Putting It Together: Your Next Step
Choosing a hiking pack is a sequence of small decisions, not one big leap. Start with your trip length to set a capacity baseline. Then check your torso length and hip width against the pack's sizing; many brands now offer detailed fit charts and even virtual fitting tools. Account for your climate, terrain, and what you love to carry. If possible, demo or rent before buying.
One change at a time: adjust the hip belt, then the shoulder straps, then the load lifters. For precise setup, see how to dial load lifters to 45 degrees. A pack that's slightly too loose in the shoulder can feel perfect after a few micro adjustments. Give yourself permission to learn as you go.
When you find a pack that sits right on your body and holds what you need without excess, you've solved a problem that your future self will thank you for. Every hike becomes a little easier, a little more joyful, and a little more yours.

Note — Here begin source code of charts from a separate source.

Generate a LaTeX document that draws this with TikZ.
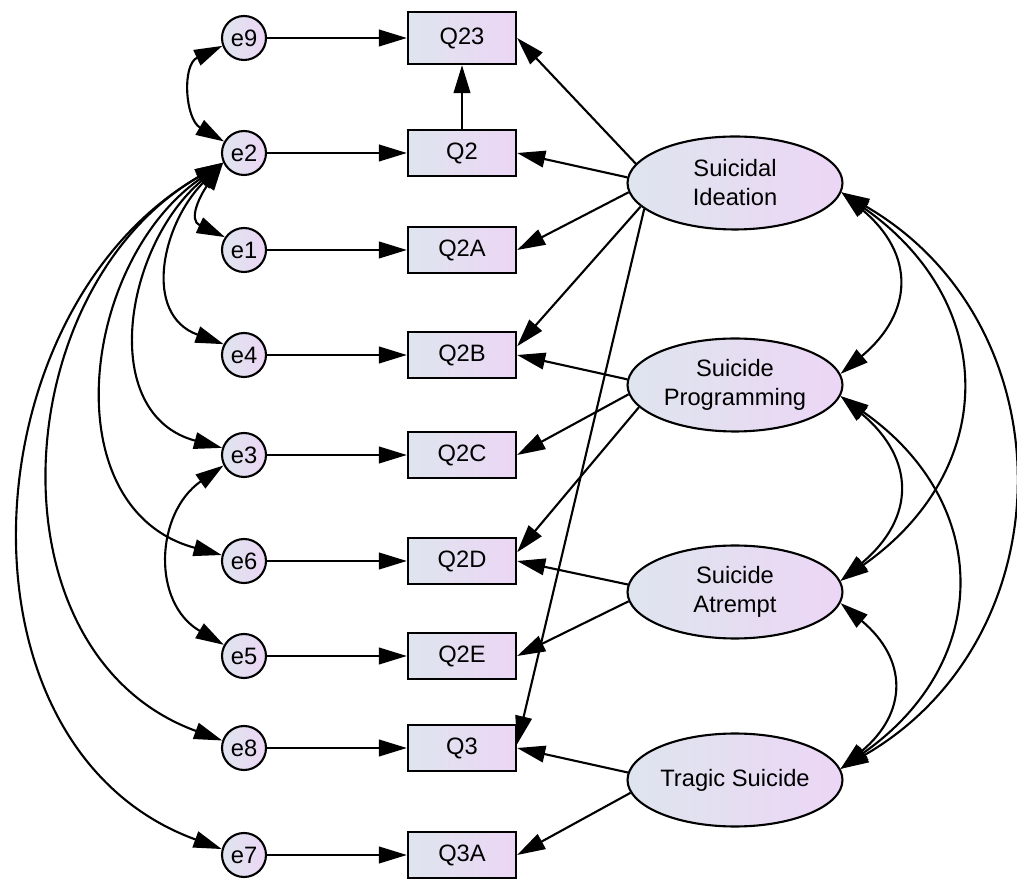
\documentclass[tikz,border=0pt]{standalone}
\usepackage{fontspec}
\setmainfont{Liberation Sans}
\usetikzlibrary{arrows.meta,shapes.geometric}

\definecolor{shadeleft}{RGB}{222,229,238}
\definecolor{shaderight}{RGB}{236,214,245}

\begin{document}
\begin{tikzpicture}[x=0.02cm,y=0.02cm,
    font=\fontsize{13.5}{16.5}\selectfont,
    >={Triangle[length=16pt,width=9.5pt]},
    errvar/.style={circle,draw,line width=1.2pt,minimum size=0.88cm,inner sep=0pt,
      left color=shadeleft,right color=shaderight},
    indicator/.style={rectangle,draw,line width=1.3pt,minimum width=2.16cm,inner sep=0pt,
      left color=shadeleft,right color=shaderight},
    latent/.style={ellipse,draw,line width=1.2pt,minimum width=4.3cm,minimum height=1.86cm,
      inner sep=0pt,align=center,left color=shadeleft,right color=shaderight},
    loading/.style={->,line width=1.2pt},
    cov/.style={<->,line width=1.2pt}]

      \useasboundingbox (0,0) rectangle (1017,879);

      % Error terms, observed items and their paths
      \foreach \e/\q/\y/\h in {9/23/841/1.04, 2/2/726/0.92, 1/2A/629/0.92,
        4/2B/524/0.92, 3/2C/424/0.92, 6/2D/318/0.92, 5/2E/223/0.92,
        8/3/131/0.92, 7/3A/24/0.92} {
        \node[errvar] (e\e) at (244,\y) {e\e};
        \node[indicator,minimum height=\h cm] (Q\q) at (462,\y) {Q\q};
        \draw[loading] (e\e) -- (Q\q);
      }
      \draw[loading] (Q2) -- (Q23);

      % Latent factors
      \node[latent] (Ideation) at (735,696) {Suicidal\\Ideation};
      \node[latent] (Programming) at (735,494) {Suicide\\Programming};
      \node[latent] (Atrempt) at (735,287) {Suicide\\Atrempt};
      \node[latent] (Tragic) at (735,99) {Tragic Suicide};

      % Draw the factor loadings
      \draw[loading] (Ideation.169) -- (Q23.east);
      \draw[loading] (Ideation.177) -- (Q2.east);
      \draw[loading] (Ideation.185) -- (Q2A.east);
      \draw[loading] (Ideation.194) -- (Q2B.9);
      \draw[loading] (Ideation.196) -- (Q3.4);
      \draw[loading] (Programming.177) -- (Q2B.east);
      \draw[loading] (Programming.185) -- (Q2C.east);
      \draw[loading] (Programming.193) -- (Q2D.9);
      \draw[loading] (Atrempt.176) -- (Q2D.east);
      \draw[loading] (Atrempt.185) -- (Q2E.east);
      \draw[loading] (Tragic.176) -- (Q3.east);
      \draw[loading] (Tragic.187) -- (Q3A.east);

      % Draw covariances between the error terms
      \draw[cov] (e9.200) to[out=205,in=150,looseness=1.2] (e2.150);
      \foreach \t/\a/\o/\i/\l in {1/146/235/155/1.4, 4/152/225/160/1.22,
        3/162/220/165/1.16, 6/165/215/165/1.14, 8/161/210/160/1.12,
        7/165/210/160/1.1} {
        \draw[cov] (e2.205) to[out=\o,in=\i,looseness=\l] (e\t.\a);
      }
      \draw[cov] (e3.207) to[out=215,in=150,looseness=1.19] (e5.151);

      % Draw covariances between the factors
      \draw[cov] (Ideation.355) to[out=-40,in=40,looseness=1.35] (Programming.6);
      \draw[cov] (Ideation.355) to[out=-35,in=35,looseness=1.27] (Atrempt.6);
      \draw[cov] (Ideation.355) to[out=-30,in=30,looseness=1.17] (Tragic.6);
      \draw[cov] (Programming.354) to[out=-40,in=40,looseness=1.36] (Atrempt.6);
      \draw[cov] (Programming.354) to[out=-35,in=35,looseness=1.28] (Tragic.6);
      \draw[cov] (Atrempt.354) to[out=-40,in=40,looseness=1.36] (Tragic.6);
    \end{tikzpicture}
\end{document}
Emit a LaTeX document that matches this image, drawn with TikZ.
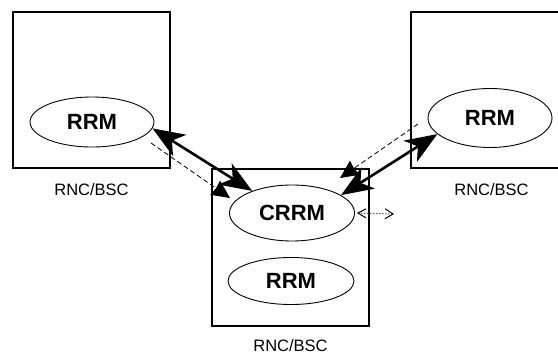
\documentclass[tikz,border=0pt]{standalone}
\usepackage{fontspec}
\setmainfont{Liberation Sans}
\usetikzlibrary{positioning,shapes.geometric,arrows.meta}

\tikzset{
  unit/.style={draw, line width=1.4pt, minimum width=157pt, minimum height=156pt, inner sep=0pt},
  oval/.style={draw, ellipse, line width=0.9pt, inner sep=0pt, font=\fontsize{22}{26}\selectfont\bfseries},
  place/.style={inner sep=0pt, font=\fontsize{16.5}{20}\selectfont},
  link/.style={line width=2.6pt, {Stealth[length=32pt,width=25pt,inset=9pt]}-{Stealth[length=32pt,width=25pt,inset=9pt]}},
  signal/.style={dash pattern=on 5pt off 3pt, line width=0.8pt, -{Stealth[length=18pt,width=17pt,inset=1pt]}},
  probe/.style={dotted, line width=1pt, shorten <=2pt, {Straight Barb[length=8pt,width=9pt]}-{Straight Barb[length=8pt,width=10pt]}}
}

\begin{document}
\begin{tikzpicture}[x=1pt, y=-1pt]
        \useasboundingbox (0,0) rectangle (558,354);
        \clip (0,0) rectangle (558,354);

        \node[unit] (lbox) at (91.5,90) {};
        \node[unit] (rbox) at (489.5,90) {};
        \node[unit, minimum height=157pt] (cbox) at (290.5,247.5) {};

        \node[place, below=15pt of lbox] (llabel) {RNC/BSC};
        \node[place, below=15pt of rbox.south -| rbox.center, xshift=2pt] (rlabel) {RNC/BSC};
        \node[place, below=13pt of cbox] (clabel) {RNC/BSC};

        \node[oval, minimum width=124pt, minimum height=50pt] (lrrm) at (92,122) {RRM};
        \node[oval, minimum width=124pt, minimum height=59pt] (rrrm) at (490,118) {RRM};
        \node[oval, minimum width=125pt, minimum height=56pt] (crrm) at (292,213) {CRRM};
        \node[oval, minimum width=126pt, minimum height=47pt] (crm) at (291,281) {RRM};

        \coordinate (lfrom) at (151,143);
        \coordinate (lto) at (230,198);
        \coordinate (rfrom) at (418,124);
        \coordinate (rto) at (340,178);
        \coordinate (probeend) at (394,214);

        \draw[link] (lrrm.-6) -- (crrm.151);
        \draw[link] (rrrm.197) -- (crrm.20);
        \draw[signal] (lfrom) -- (lto);
        \draw[signal] (rfrom) -- (rto);
        \draw[probe] (crrm.east) -- (probeend);
\end{tikzpicture}
\end{document}
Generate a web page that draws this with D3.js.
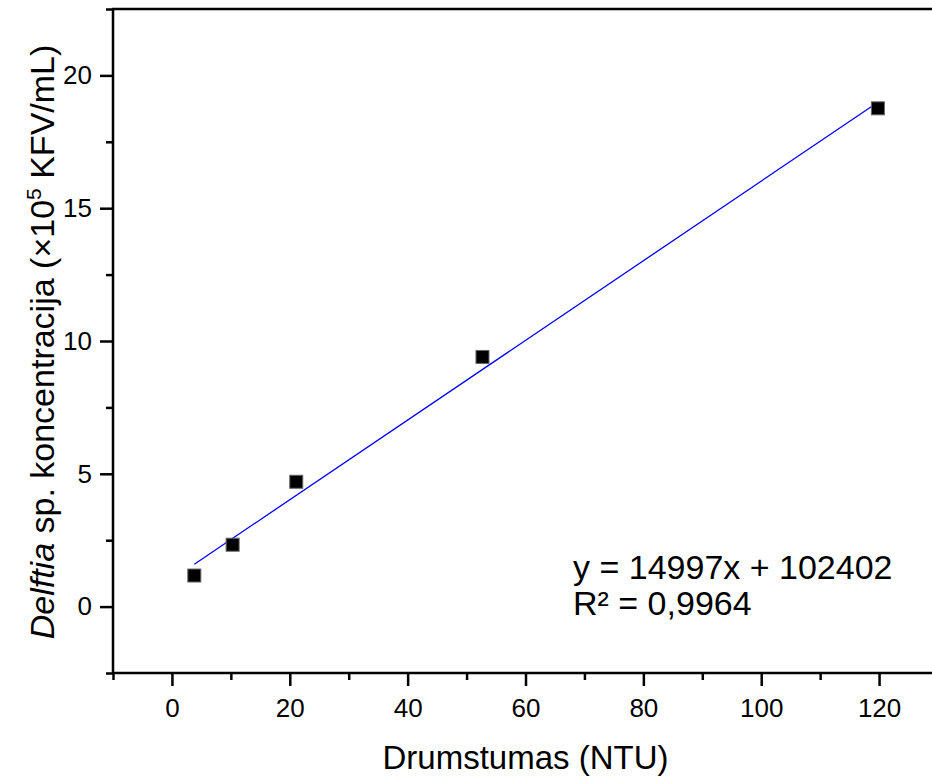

Keep exploring. If you're new to overnight trips, read firsthand reviews from hikers with bodies and goals similar to yours. If you're managing an old injury or chronic discomfort, seek out resources on load distribution and frame options from people who've solved that specific problem. Your research now saves trail miles of regret later. The right pack is out there, and it's worth the time to find it.